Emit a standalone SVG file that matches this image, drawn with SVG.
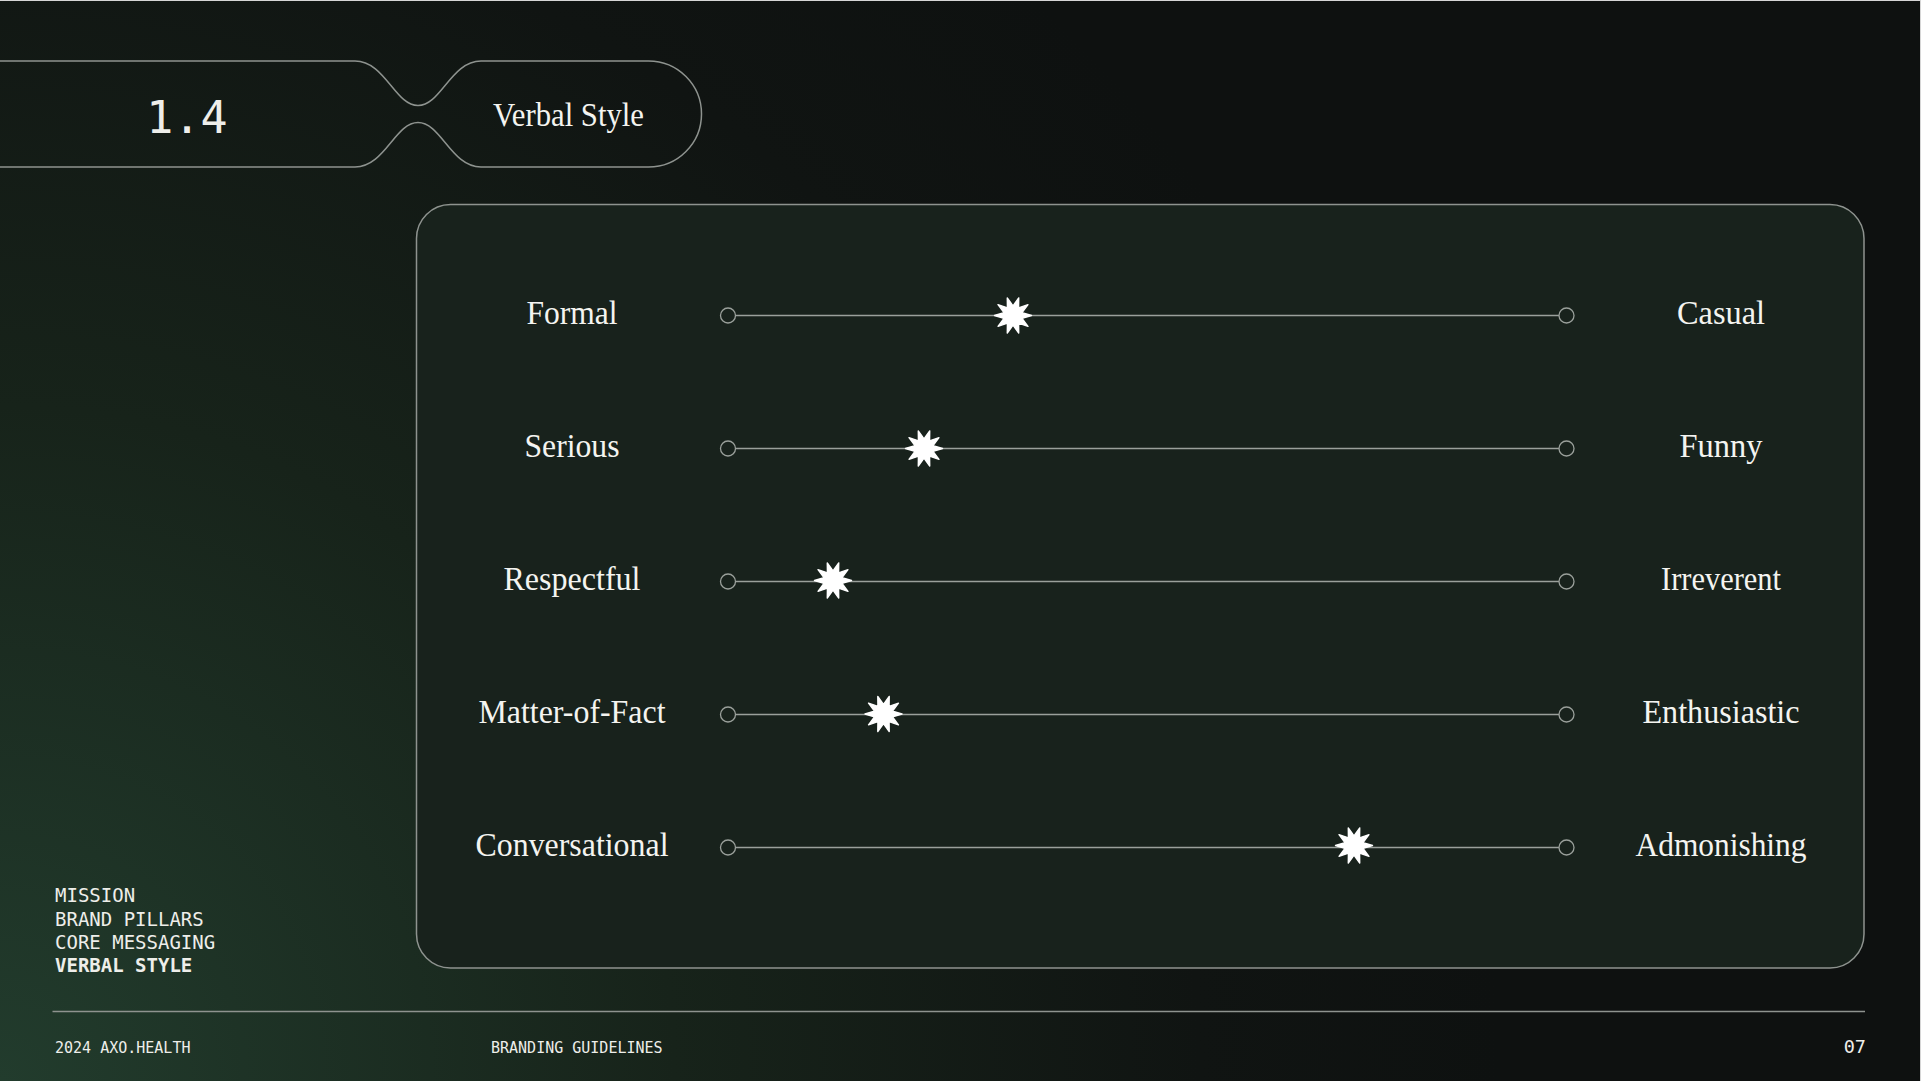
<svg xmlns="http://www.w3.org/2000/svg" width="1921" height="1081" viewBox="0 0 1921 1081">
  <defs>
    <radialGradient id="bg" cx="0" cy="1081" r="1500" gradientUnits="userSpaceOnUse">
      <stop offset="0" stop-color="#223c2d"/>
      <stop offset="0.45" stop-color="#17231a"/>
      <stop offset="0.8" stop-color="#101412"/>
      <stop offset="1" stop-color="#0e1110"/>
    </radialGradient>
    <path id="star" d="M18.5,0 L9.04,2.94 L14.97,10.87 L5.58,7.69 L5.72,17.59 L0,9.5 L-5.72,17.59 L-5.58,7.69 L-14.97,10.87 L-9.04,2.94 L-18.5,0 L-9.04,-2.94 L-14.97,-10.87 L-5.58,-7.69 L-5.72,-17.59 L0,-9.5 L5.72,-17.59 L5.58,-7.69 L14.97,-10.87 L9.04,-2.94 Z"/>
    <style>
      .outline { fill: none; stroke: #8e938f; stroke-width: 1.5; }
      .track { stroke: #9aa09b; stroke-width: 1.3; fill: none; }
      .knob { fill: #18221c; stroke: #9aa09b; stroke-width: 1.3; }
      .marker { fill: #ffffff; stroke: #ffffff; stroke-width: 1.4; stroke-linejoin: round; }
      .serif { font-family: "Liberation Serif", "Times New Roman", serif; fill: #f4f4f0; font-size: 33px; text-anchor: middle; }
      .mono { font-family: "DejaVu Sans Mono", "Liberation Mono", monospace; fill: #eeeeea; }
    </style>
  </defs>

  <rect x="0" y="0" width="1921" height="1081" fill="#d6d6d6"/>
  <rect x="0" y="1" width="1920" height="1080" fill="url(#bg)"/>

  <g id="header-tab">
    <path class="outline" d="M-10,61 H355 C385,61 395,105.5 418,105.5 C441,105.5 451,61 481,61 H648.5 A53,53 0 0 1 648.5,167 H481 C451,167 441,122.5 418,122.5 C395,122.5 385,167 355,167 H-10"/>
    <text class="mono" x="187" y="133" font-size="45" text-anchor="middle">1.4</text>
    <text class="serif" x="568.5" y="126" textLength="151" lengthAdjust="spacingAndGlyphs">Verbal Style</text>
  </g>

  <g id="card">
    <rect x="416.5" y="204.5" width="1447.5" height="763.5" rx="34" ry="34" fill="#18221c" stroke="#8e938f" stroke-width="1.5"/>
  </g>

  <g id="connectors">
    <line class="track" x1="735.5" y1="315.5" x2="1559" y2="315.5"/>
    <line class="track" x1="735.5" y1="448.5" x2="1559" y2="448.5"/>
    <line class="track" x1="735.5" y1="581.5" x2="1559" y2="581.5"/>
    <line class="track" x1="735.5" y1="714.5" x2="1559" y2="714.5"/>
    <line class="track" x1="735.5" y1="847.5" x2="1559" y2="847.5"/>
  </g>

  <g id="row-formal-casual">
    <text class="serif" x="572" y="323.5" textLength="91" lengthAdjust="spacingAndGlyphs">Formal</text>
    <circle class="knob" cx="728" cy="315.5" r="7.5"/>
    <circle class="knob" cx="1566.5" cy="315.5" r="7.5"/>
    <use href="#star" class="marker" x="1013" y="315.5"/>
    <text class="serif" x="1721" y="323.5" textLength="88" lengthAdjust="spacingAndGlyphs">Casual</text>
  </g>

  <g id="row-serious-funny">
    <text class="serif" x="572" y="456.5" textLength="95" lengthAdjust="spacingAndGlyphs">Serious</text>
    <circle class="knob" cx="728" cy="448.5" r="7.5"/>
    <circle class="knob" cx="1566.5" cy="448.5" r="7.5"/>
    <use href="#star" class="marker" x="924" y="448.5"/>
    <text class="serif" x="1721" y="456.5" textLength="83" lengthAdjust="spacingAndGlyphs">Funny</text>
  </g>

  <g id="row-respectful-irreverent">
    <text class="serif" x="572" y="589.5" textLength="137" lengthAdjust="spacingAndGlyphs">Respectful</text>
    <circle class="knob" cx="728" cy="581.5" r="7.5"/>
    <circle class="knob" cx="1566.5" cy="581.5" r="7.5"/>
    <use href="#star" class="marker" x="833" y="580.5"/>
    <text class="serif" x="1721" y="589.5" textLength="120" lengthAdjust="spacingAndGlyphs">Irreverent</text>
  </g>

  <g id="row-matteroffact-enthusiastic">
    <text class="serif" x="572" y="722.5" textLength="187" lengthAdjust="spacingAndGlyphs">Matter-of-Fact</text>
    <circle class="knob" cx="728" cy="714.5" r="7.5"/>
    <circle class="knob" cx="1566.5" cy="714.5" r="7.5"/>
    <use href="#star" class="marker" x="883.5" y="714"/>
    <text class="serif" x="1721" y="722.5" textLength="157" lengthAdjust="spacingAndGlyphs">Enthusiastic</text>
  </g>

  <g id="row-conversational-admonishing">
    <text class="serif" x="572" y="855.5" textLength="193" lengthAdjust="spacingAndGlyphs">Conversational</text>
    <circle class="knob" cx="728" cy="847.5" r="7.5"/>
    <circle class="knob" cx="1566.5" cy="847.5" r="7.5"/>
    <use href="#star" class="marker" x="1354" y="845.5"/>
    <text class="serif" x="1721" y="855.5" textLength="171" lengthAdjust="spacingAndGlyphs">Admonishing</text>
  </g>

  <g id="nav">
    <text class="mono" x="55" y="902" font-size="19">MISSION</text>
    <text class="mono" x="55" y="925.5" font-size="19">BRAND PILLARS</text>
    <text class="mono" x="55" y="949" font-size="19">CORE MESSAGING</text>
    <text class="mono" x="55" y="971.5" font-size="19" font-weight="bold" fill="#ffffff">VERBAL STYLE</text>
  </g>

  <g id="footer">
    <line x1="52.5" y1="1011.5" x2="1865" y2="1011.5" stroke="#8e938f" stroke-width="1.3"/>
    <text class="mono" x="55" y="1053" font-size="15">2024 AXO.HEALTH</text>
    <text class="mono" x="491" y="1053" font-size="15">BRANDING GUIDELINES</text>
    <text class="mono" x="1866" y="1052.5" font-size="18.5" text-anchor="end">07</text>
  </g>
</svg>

• The request: Without the pictures, write out the whole listing above exactly as it appears.

• Correct answer:
Emit a standalone SVG file that matches this image, drawn with SVG.
<svg xmlns="http://www.w3.org/2000/svg" width="1921" height="1081" viewBox="0 0 1921 1081">
  <defs>
    <radialGradient id="bg" cx="0" cy="1081" r="1500" gradientUnits="userSpaceOnUse">
      <stop offset="0" stop-color="#223c2d"/>
      <stop offset="0.45" stop-color="#17231a"/>
      <stop offset="0.8" stop-color="#101412"/>
      <stop offset="1" stop-color="#0e1110"/>
    </radialGradient>
    <path id="star" d="M18.5,0 L9.04,2.94 L14.97,10.87 L5.58,7.69 L5.72,17.59 L0,9.5 L-5.72,17.59 L-5.58,7.69 L-14.97,10.87 L-9.04,2.94 L-18.5,0 L-9.04,-2.94 L-14.97,-10.87 L-5.58,-7.69 L-5.72,-17.59 L0,-9.5 L5.72,-17.59 L5.58,-7.69 L14.97,-10.87 L9.04,-2.94 Z"/>
    <style>
      .outline { fill: none; stroke: #8e938f; stroke-width: 1.5; }
      .track { stroke: #9aa09b; stroke-width: 1.3; fill: none; }
      .knob { fill: #18221c; stroke: #9aa09b; stroke-width: 1.3; }
      .marker { fill: #ffffff; stroke: #ffffff; stroke-width: 1.4; stroke-linejoin: round; }
      .serif { font-family: "Liberation Serif", "Times New Roman", serif; fill: #f4f4f0; font-size: 33px; text-anchor: middle; }
      .mono { font-family: "DejaVu Sans Mono", "Liberation Mono", monospace; fill: #eeeeea; }
    </style>
  </defs>

  <rect x="0" y="0" width="1921" height="1081" fill="#d6d6d6"/>
  <rect x="0" y="1" width="1920" height="1080" fill="url(#bg)"/>

  <g id="header-tab">
    <path class="outline" d="M-10,61 H355 C385,61 395,105.5 418,105.5 C441,105.5 451,61 481,61 H648.5 A53,53 0 0 1 648.5,167 H481 C451,167 441,122.5 418,122.5 C395,122.5 385,167 355,167 H-10"/>
    <text class="mono" x="187" y="133" font-size="45" text-anchor="middle">1.4</text>
    <text class="serif" x="568.5" y="126" textLength="151" lengthAdjust="spacingAndGlyphs">Verbal Style</text>
  </g>

  <g id="card">
    <rect x="416.5" y="204.5" width="1447.5" height="763.5" rx="34" ry="34" fill="#18221c" stroke="#8e938f" stroke-width="1.5"/>
  </g>

  <g id="connectors">
    <line class="track" x1="735.5" y1="315.5" x2="1559" y2="315.5"/>
    <line class="track" x1="735.5" y1="448.5" x2="1559" y2="448.5"/>
    <line class="track" x1="735.5" y1="581.5" x2="1559" y2="581.5"/>
    <line class="track" x1="735.5" y1="714.5" x2="1559" y2="714.5"/>
    <line class="track" x1="735.5" y1="847.5" x2="1559" y2="847.5"/>
  </g>

  <g id="row-formal-casual">
    <text class="serif" x="572" y="323.5" textLength="91" lengthAdjust="spacingAndGlyphs">Formal</text>
    <circle class="knob" cx="728" cy="315.5" r="7.5"/>
    <circle class="knob" cx="1566.5" cy="315.5" r="7.5"/>
    <use href="#star" class="marker" x="1013" y="315.5"/>
    <text class="serif" x="1721" y="323.5" textLength="88" lengthAdjust="spacingAndGlyphs">Casual</text>
  </g>

  <g id="row-serious-funny">
    <text class="serif" x="572" y="456.5" textLength="95" lengthAdjust="spacingAndGlyphs">Serious</text>
    <circle class="knob" cx="728" cy="448.5" r="7.5"/>
    <circle class="knob" cx="1566.5" cy="448.5" r="7.5"/>
    <use href="#star" class="marker" x="924" y="448.5"/>
    <text class="serif" x="1721" y="456.5" textLength="83" lengthAdjust="spacingAndGlyphs">Funny</text>
  </g>

  <g id="row-respectful-irreverent">
    <text class="serif" x="572" y="589.5" textLength="137" lengthAdjust="spacingAndGlyphs">Respectful</text>
    <circle class="knob" cx="728" cy="581.5" r="7.5"/>
    <circle class="knob" cx="1566.5" cy="581.5" r="7.5"/>
    <use href="#star" class="marker" x="833" y="580.5"/>
    <text class="serif" x="1721" y="589.5" textLength="120" lengthAdjust="spacingAndGlyphs">Irreverent</text>
  </g>

  <g id="row-matteroffact-enthusiastic">
    <text class="serif" x="572" y="722.5" textLength="187" lengthAdjust="spacingAndGlyphs">Matter-of-Fact</text>
    <circle class="knob" cx="728" cy="714.5" r="7.5"/>
    <circle class="knob" cx="1566.5" cy="714.5" r="7.5"/>
    <use href="#star" class="marker" x="883.5" y="714"/>
    <text class="serif" x="1721" y="722.5" textLength="157" lengthAdjust="spacingAndGlyphs">Enthusiastic</text>
  </g>

  <g id="row-conversational-admonishing">
    <text class="serif" x="572" y="855.5" textLength="193" lengthAdjust="spacingAndGlyphs">Conversational</text>
    <circle class="knob" cx="728" cy="847.5" r="7.5"/>
    <circle class="knob" cx="1566.5" cy="847.5" r="7.5"/>
    <use href="#star" class="marker" x="1354" y="845.5"/>
    <text class="serif" x="1721" y="855.5" textLength="171" lengthAdjust="spacingAndGlyphs">Admonishing</text>
  </g>

  <g id="nav">
    <text class="mono" x="55" y="902" font-size="19">MISSION</text>
    <text class="mono" x="55" y="925.5" font-size="19">BRAND PILLARS</text>
    <text class="mono" x="55" y="949" font-size="19">CORE MESSAGING</text>
    <text class="mono" x="55" y="971.5" font-size="19" font-weight="bold" fill="#ffffff">VERBAL STYLE</text>
  </g>

  <g id="footer">
    <line x1="52.5" y1="1011.5" x2="1865" y2="1011.5" stroke="#8e938f" stroke-width="1.3"/>
    <text class="mono" x="55" y="1053" font-size="15">2024 AXO.HEALTH</text>
    <text class="mono" x="491" y="1053" font-size="15">BRANDING GUIDELINES</text>
    <text class="mono" x="1866" y="1052.5" font-size="18.5" text-anchor="end">07</text>
  </g>
</svg>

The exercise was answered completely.